REQUEST
Repeat the listing that follows, character for character, minus the pictures.

A run of records:
▼

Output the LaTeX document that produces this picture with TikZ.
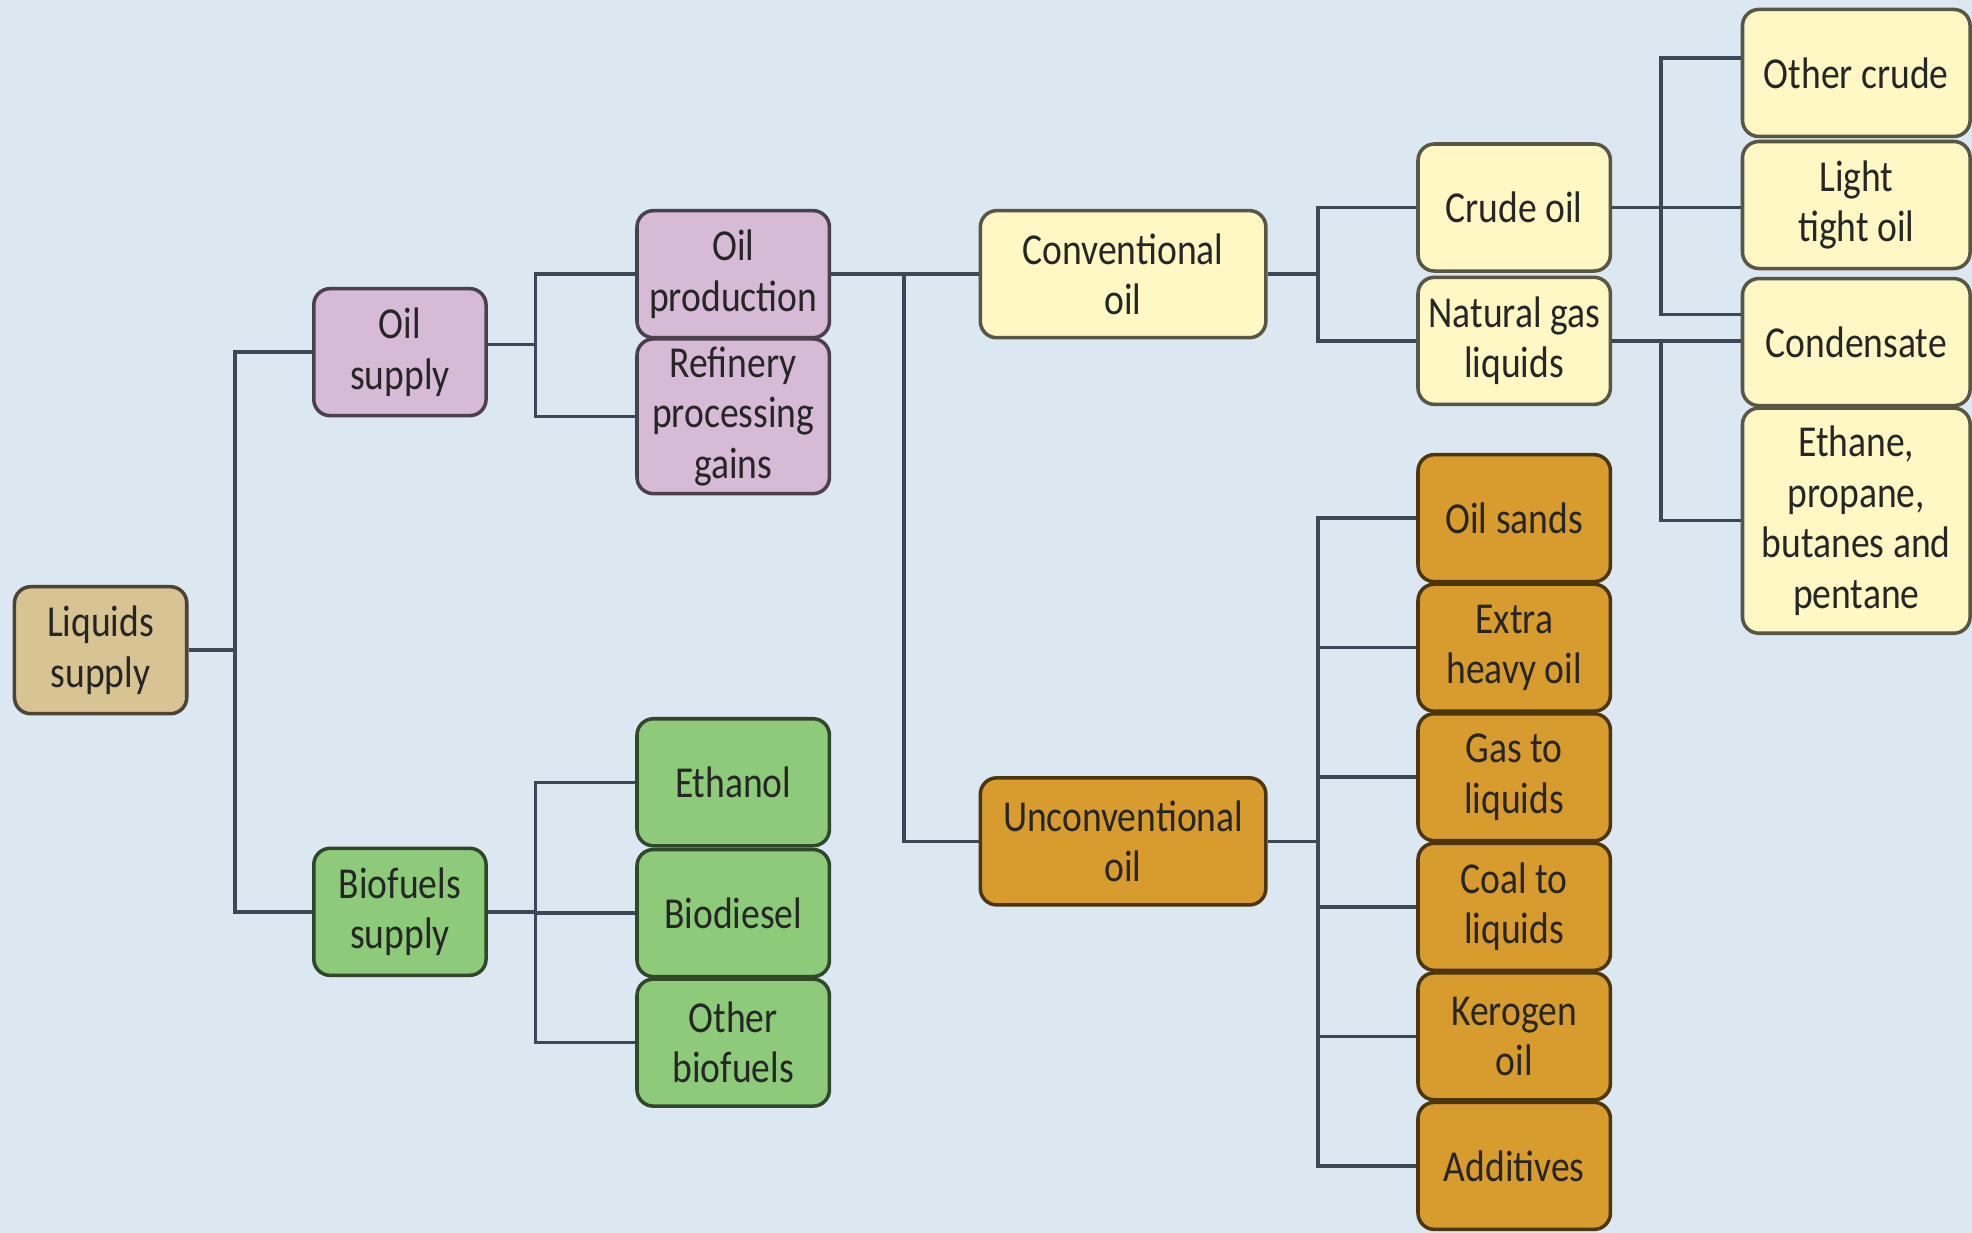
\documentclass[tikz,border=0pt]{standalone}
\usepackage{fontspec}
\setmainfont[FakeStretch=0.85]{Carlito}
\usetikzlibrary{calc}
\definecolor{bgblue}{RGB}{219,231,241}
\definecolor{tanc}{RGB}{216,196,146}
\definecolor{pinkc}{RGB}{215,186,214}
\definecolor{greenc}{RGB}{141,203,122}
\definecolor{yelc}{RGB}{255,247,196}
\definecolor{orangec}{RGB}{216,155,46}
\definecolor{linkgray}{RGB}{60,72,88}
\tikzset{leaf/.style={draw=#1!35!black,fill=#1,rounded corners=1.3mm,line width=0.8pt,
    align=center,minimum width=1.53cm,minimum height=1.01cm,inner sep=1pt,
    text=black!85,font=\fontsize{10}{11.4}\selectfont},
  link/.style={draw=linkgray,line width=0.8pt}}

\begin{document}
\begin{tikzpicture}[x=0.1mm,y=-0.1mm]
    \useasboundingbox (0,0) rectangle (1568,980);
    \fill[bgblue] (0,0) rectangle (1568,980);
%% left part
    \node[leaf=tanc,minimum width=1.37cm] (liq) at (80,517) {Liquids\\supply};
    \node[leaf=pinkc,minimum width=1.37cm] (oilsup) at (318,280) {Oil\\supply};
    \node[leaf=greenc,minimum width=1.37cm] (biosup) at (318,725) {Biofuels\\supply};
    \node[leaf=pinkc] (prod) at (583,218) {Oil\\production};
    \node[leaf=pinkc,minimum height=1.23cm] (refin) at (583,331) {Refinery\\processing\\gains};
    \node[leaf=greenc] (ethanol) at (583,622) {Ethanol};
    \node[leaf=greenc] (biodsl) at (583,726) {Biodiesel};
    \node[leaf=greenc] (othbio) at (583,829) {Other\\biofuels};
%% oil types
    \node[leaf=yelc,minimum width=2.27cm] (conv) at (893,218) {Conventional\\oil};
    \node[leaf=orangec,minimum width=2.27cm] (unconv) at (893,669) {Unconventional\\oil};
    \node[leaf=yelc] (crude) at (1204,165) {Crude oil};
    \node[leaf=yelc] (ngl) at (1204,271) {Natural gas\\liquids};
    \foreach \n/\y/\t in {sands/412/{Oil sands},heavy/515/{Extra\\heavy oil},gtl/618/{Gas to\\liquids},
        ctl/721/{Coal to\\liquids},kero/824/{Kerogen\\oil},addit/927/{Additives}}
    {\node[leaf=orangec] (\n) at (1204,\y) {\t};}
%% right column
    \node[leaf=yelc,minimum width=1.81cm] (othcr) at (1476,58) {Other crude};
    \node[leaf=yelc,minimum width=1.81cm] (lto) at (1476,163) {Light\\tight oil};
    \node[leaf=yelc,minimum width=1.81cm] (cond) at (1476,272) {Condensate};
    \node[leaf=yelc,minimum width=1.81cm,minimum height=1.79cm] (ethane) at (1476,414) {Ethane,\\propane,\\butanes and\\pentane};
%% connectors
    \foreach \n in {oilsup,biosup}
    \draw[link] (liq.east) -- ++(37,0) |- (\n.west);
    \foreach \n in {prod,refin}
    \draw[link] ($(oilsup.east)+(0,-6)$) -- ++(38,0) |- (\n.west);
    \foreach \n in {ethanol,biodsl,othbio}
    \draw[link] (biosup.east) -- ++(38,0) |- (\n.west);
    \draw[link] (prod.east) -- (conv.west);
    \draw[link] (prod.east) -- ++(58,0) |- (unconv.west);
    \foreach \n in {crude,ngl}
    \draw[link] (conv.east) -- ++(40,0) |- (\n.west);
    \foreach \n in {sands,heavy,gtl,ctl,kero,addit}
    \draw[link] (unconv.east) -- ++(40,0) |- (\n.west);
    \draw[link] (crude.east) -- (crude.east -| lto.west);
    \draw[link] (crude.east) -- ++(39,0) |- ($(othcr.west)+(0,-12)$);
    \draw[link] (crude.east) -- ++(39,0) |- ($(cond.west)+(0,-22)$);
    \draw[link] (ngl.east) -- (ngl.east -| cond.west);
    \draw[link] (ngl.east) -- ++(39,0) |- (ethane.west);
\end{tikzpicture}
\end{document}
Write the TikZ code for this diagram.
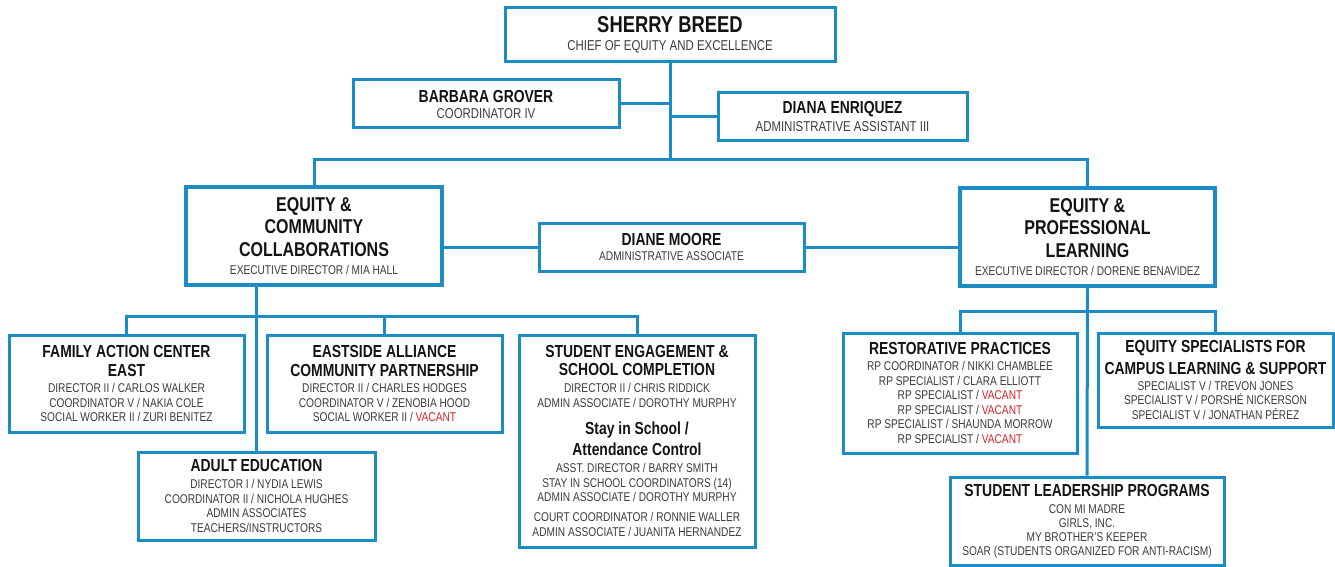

▲

RESPONSE BELOW
Output the LaTeX document that produces this picture with TikZ.
\documentclass[tikz,border=0pt]{standalone}
\usepackage{fontspec}
\setmainfont[FakeStretch=0.85]{Carlito}
\usetikzlibrary{calc}
\definecolor{bgblue}{RGB}{219,231,241}
\definecolor{tanc}{RGB}{216,196,146}
\definecolor{pinkc}{RGB}{215,186,214}
\definecolor{greenc}{RGB}{141,203,122}
\definecolor{yelc}{RGB}{255,247,196}
\definecolor{orangec}{RGB}{216,155,46}
\definecolor{linkgray}{RGB}{60,72,88}
\tikzset{leaf/.style={draw=#1!35!black,fill=#1,rounded corners=1.3mm,line width=0.8pt,
    align=center,minimum width=1.53cm,minimum height=1.01cm,inner sep=1pt,
    text=black!85,font=\fontsize{10}{11.4}\selectfont},
  link/.style={draw=linkgray,line width=0.8pt}}

\begin{document}
\begin{tikzpicture}[x=0.1mm,y=-0.1mm]
    \useasboundingbox (0,0) rectangle (1568,980);
    \fill[bgblue] (0,0) rectangle (1568,980);
%% left part
    \node[leaf=tanc,minimum width=1.37cm] (liq) at (80,517) {Liquids\\supply};
    \node[leaf=pinkc,minimum width=1.37cm] (oilsup) at (318,280) {Oil\\supply};
    \node[leaf=greenc,minimum width=1.37cm] (biosup) at (318,725) {Biofuels\\supply};
    \node[leaf=pinkc] (prod) at (583,218) {Oil\\production};
    \node[leaf=pinkc,minimum height=1.23cm] (refin) at (583,331) {Refinery\\processing\\gains};
    \node[leaf=greenc] (ethanol) at (583,622) {Ethanol};
    \node[leaf=greenc] (biodsl) at (583,726) {Biodiesel};
    \node[leaf=greenc] (othbio) at (583,829) {Other\\biofuels};
%% oil types
    \node[leaf=yelc,minimum width=2.27cm] (conv) at (893,218) {Conventional\\oil};
    \node[leaf=orangec,minimum width=2.27cm] (unconv) at (893,669) {Unconventional\\oil};
    \node[leaf=yelc] (crude) at (1204,165) {Crude oil};
    \node[leaf=yelc] (ngl) at (1204,271) {Natural gas\\liquids};
    \foreach \n/\y/\t in {sands/412/{Oil sands},heavy/515/{Extra\\heavy oil},gtl/618/{Gas to\\liquids},
        ctl/721/{Coal to\\liquids},kero/824/{Kerogen\\oil},addit/927/{Additives}}
    {\node[leaf=orangec] (\n) at (1204,\y) {\t};}
%% right column
    \node[leaf=yelc,minimum width=1.81cm] (othcr) at (1476,58) {Other crude};
    \node[leaf=yelc,minimum width=1.81cm] (lto) at (1476,163) {Light\\tight oil};
    \node[leaf=yelc,minimum width=1.81cm] (cond) at (1476,272) {Condensate};
    \node[leaf=yelc,minimum width=1.81cm,minimum height=1.79cm] (ethane) at (1476,414) {Ethane,\\propane,\\butanes and\\pentane};
%% connectors
    \foreach \n in {oilsup,biosup}
    \draw[link] (liq.east) -- ++(37,0) |- (\n.west);
    \foreach \n in {prod,refin}
    \draw[link] ($(oilsup.east)+(0,-6)$) -- ++(38,0) |- (\n.west);
    \foreach \n in {ethanol,biodsl,othbio}
    \draw[link] (biosup.east) -- ++(38,0) |- (\n.west);
    \draw[link] (prod.east) -- (conv.west);
    \draw[link] (prod.east) -- ++(58,0) |- (unconv.west);
    \foreach \n in {crude,ngl}
    \draw[link] (conv.east) -- ++(40,0) |- (\n.west);
    \foreach \n in {sands,heavy,gtl,ctl,kero,addit}
    \draw[link] (unconv.east) -- ++(40,0) |- (\n.west);
    \draw[link] (crude.east) -- (crude.east -| lto.west);
    \draw[link] (crude.east) -- ++(39,0) |- ($(othcr.west)+(0,-12)$);
    \draw[link] (crude.east) -- ++(39,0) |- ($(cond.west)+(0,-22)$);
    \draw[link] (ngl.east) -- (ngl.east -| cond.west);
    \draw[link] (ngl.east) -- ++(39,0) |- (ethane.west);
\end{tikzpicture}
\end{document}
Write the TikZ code for this diagram.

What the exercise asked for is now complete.